Repository for the MS Analytics Practicum Project for CSE/ISYE/MGMT 6748 Fall '20. This project was completed along with Hannah Hamilton, Qihang Zhang, Jingyu Li and Xinze Wang.
- All dataset should be put in "/jupyter_notebooks/raw_data/".
- Dataset "/jupyter_notebooks/raw_data/third_party/food.csv": grocery product list by USDA (https://www.usda.gov/content/usda-open-data-catalog)
- Dataset "/jupyter_notebooks/raw_data/third_party/generic_food.csv": grocery product list by Instacart.
- Dataset "/jupyter_notebooks/raw_data/third_party/instacart/*": more product information datasets by Instacart.
- Dataset "/jupyter_notebooks/raw_data/third_party/grocery.com/*": files from the Open Grocery Database Project by grocery.com.
- Model Outputs "/jupyter_notebooks/raw_data/model_outputs/*": this folder contains some files output by our models.
- Step1: run notebook "/jupyter_notebooks/problem1_name_match/master_catalog_generation.ipynb"
- Step2: run notebook "/jupyter_notebooks/problem1_name_match/similarity_based_approach.ipynb.ipynb"

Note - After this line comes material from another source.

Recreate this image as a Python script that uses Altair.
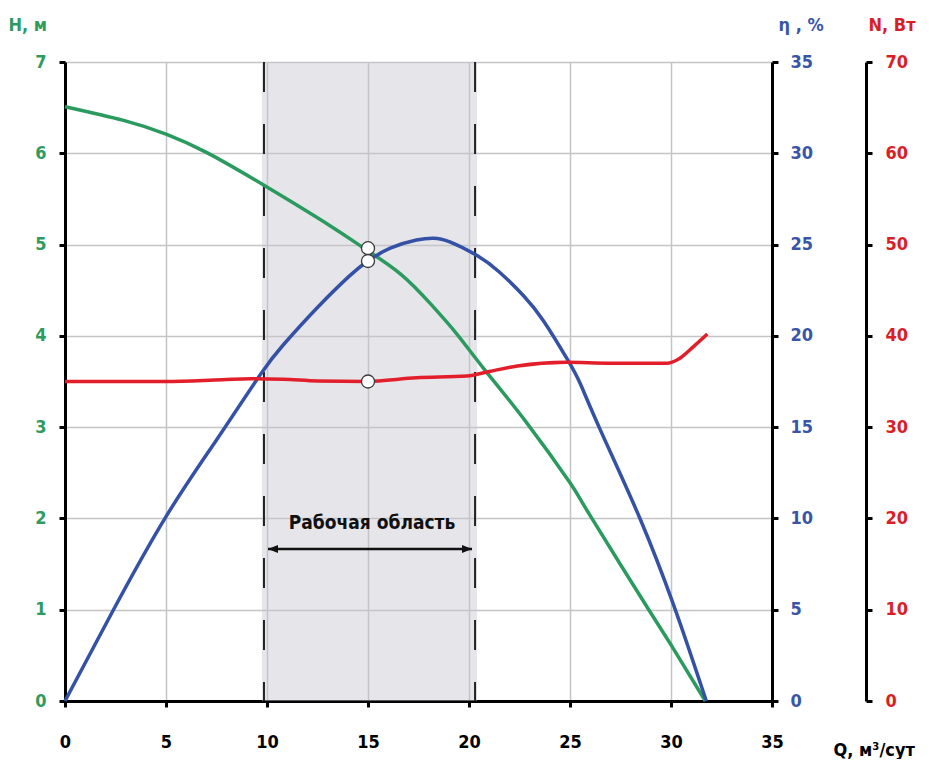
import altair as alt
import pandas as pd

# ---- data ----
Q_H = [0, 2.9, 5.0, 7.0, 9.85, 13.1, 14.8, 16.6, 18.1, 19.4, 20.7, 22.85, 25.0, 26.0, 28.9, 30.1, 31.7]
H = [6.51, 6.36, 6.21, 6.01, 5.65, 5.21, 4.96, 4.68, 4.35, 4.02, 3.65, 3.05, 2.39, 2.03, 1.0, 0.58, 0.0]

Q_ETA = [0, 2.4, 5.0, 7.5, 9.65, 10.8, 12.45, 14.1, 15.0, 16.1, 17.4, 18.25, 19.05, 20.4, 21.5,
         22.7, 23.7, 24.85, 25.5, 26.5, 28.5, 30.1, 30.9, 31.75]
ETA = [0, 5.0, 10.1, 14.3, 17.85, 19.5, 21.5, 23.3, 24.1, 24.8, 25.25, 25.35, 25.15, 24.4, 23.5,
       22.2, 20.8, 18.75, 17.4, 14.85, 9.9, 5.35, 2.8, 0]

Q_N = [0, 5.0, 7.8, 9.2, 10.8, 12.5, 14.9, 17.4, 19.9, 21.0, 22.4, 24.8, 27.0, 29.8, 30.4, 31.1, 31.8]
N = [35.0, 35.0, 35.2, 35.3, 35.25, 35.05, 35.0, 35.4, 35.6, 36.1, 36.7, 37.1, 37.0, 37.0, 37.5, 38.8, 40.2]

MARK_Q = [15.0]
MARK_H = [4.96]
MARK_ETA = [24.1]
MARK_N = [35.0]

WORK_RANGE = [9.75, 20.4]        # shaded working area
WORK_LINES = [9.85, 20.3]        # dashed borders
ARROW_Q = [10.05, 20.15]
ARROW_H = 1.665
LABEL_Q = 15.2
LABEL_H = 1.95
LABEL_TEXT = "Рабочая область"

X_TICKS = [0, 5, 10, 15, 20, 25, 30, 35]
H_TICKS = [0, 1, 2, 3, 4, 5, 6, 7]
ETA_TICKS = [0, 5, 10, 15, 20, 25, 30, 35]
N_TICKS = [0, 10, 20, 30, 40, 50, 60, 70]

# ---- styling ----
FONT = "Liberation Sans Narrow, Arial Narrow, DejaVu Sans Condensed, sans-serif"
GREEN = "#2b9a5f"
BLUE = "#3451a5"
RED = "#e31e2b"
LBL_GREEN = "#2e9b60"
LBL_BLUE = "#3a55a8"
LBL_RED = "#d81e27"
GRID = "#c4c4c4"

W, HGT = 707, 639

common_axis = dict(
    labelFont=FONT, labelFontSize=18, labelFontWeight="bold", labelFlush=False,
    domainColor="black", domainWidth=3, tickColor="black", tickWidth=3, tickSize=6,
    titleFont=FONT, titleFontSize=18, titleFontWeight="bold", titleAngle=0,
    titleAlign="left", titleBaseline="alphabetic",
)

x_scale = alt.Scale(domain=[0, 35], nice=False, zero=False)
x_axis = alt.Axis(values=X_TICKS, title="Q, м³/сут", titleX=768, titleY=54,
                  labelColor="black", titleColor="black", labelPadding=26,
                  grid=True, gridColor=GRID, gridWidth=1.5, **common_axis)


def xenc(field):
    return alt.X(f"{field}:Q", scale=x_scale, axis=x_axis)


h_scale = alt.Scale(domain=[0, 7], nice=False, zero=False)
eta_scale = alt.Scale(domain=[0, 35], nice=False, zero=False)
n_scale = alt.Scale(domain=[0, 70], nice=False, zero=False)

h_axis = alt.Axis(orient="left", values=H_TICKS, title="H, м", titleX=-57, titleY=-32,
                  labelColor=LBL_GREEN, titleColor=LBL_GREEN, labelPadding=13,
                  grid=True, gridColor=GRID, gridWidth=1.5, **common_axis)
eta_axis = alt.Axis(orient="right", values=ETA_TICKS, title="η , %", titleX=6, titleY=-32,
                    labelColor=LBL_BLUE, titleColor=LBL_BLUE, labelPadding=12,
                    grid=False, **common_axis)
n_axis = alt.Axis(orient="right", offset=94, values=N_TICKS, title="N, Вт", titleX=2, titleY=-32,
                  labelColor=LBL_RED, titleColor=LBL_RED, labelPadding=13,
                  grid=False, **common_axis)

df_h = pd.DataFrame({"Q": Q_H, "v": H})
df_eta = pd.DataFrame({"Q": Q_ETA, "v": ETA})
df_n = pd.DataFrame({"Q": Q_N, "v": N})

# shaded working area
rect = alt.Chart(pd.DataFrame({"lo": [WORK_RANGE[0]], "hi": [WORK_RANGE[1]]})).mark_rect(
    color="#c8c8d0", opacity=0.45
).encode(x=xenc("lo"), x2="hi")

dashes = alt.Chart(pd.DataFrame({"Q": WORK_LINES})).mark_rule(
    color="#222222", strokeWidth=2, strokeDash=[30, 32]
).encode(x=xenc("Q"))

# curves
line_h = alt.Chart(df_h).mark_line(color=GREEN, strokeWidth=3.5, interpolate="natural").encode(
    x=xenc("Q"), y=alt.Y("v:Q", scale=h_scale, axis=h_axis))
line_eta = alt.Chart(df_eta).mark_line(color=BLUE, strokeWidth=3.5, interpolate="natural").encode(
    x=xenc("Q"), y=alt.Y("v:Q", scale=eta_scale, axis=eta_axis))
line_n = alt.Chart(df_n).mark_line(color=RED, strokeWidth=3.5, interpolate="monotone").encode(
    x=xenc("Q"), y=alt.Y("v:Q", scale=n_scale, axis=n_axis))

# working-area arrow and label
arrow_df = pd.DataFrame({"a": [ARROW_Q[0]], "b": [ARROW_Q[1]], "y": [ARROW_H]})
arrow = alt.Chart(arrow_df).mark_rule(color="#111111", strokeWidth=2.5).encode(
    x=xenc("a"), x2="b", y=alt.Y("y:Q", scale=h_scale, axis=None))

PATH_L = "M0,0L2,-0.8L2,0.8Z"
PATH_R = "M0,0L-2,-0.8L-2,0.8Z"
heads_df = pd.DataFrame({"Q": ARROW_Q, "y": [ARROW_H, ARROW_H], "side": ["l", "r"]})
heads = alt.Chart(heads_df).mark_point(filled=True, color="#111111", opacity=1, size=100).encode(
    x=xenc("Q"), y=alt.Y("y:Q", scale=h_scale, axis=None),
    shape=alt.Shape("side:N", scale=alt.Scale(domain=["l", "r"], range=[PATH_L, PATH_R]), legend=None))

label = alt.Chart(pd.DataFrame({"Q": [LABEL_Q], "y": [LABEL_H], "t": [LABEL_TEXT]})).mark_text(
    font=FONT, fontSize=19, fontWeight="bold", color="#111111", baseline="middle", align="center"
).encode(x=xenc("Q"), y=alt.Y("y:Q", scale=h_scale, axis=None), text="t:N")

# markers


def marker(vals, scale):
    return alt.Chart(pd.DataFrame({"Q": MARK_Q, "v": vals})).mark_circle(
        color="white", opacity=1, stroke="#3a3a3a", strokeWidth=1.3, size=170
    ).encode(x=xenc("Q"), y=alt.Y("v:Q", scale=scale, axis=None))


chart = alt.layer(
    rect, dashes, label, arrow, heads,
    line_h, line_eta, line_n,
    marker(MARK_H, h_scale), marker(MARK_ETA, eta_scale), marker(MARK_N, n_scale),
).resolve_scale(y="independent").properties(
    width=W, height=HGT,
    autosize=alt.AutoSizeParams(type="none"),
    padding={"left": 57, "top": 54, "right": 153, "bottom": 58},
).configure_view(stroke=None)

chart.save("out.html", embed_options={"renderer": "svg", "actions": False})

- Apriori algorithm for complementary products: run notebook "/jupyter_notebooks/problem2_product_recommendation/apriori_optimized_min_support_of_top_10%_cleaned_v2.ipynb" and "/jupyter_notebooks/problem2_product_recommendation/apriori_optimized_small_transactions_min_support_of_top_10%_cleaned_v2.ipynb".
- Transaction context co-occurrence for substitute products: run notebook "/jupyter_notebooks/problem2_product_recommendation/substitute_exploration_transaction_context.ipynb".
- Graph-based GCN for substitute products: run notebook "/jupyter_notebooks/problem2_name_match/graph_based_item_recommendation.ipynb"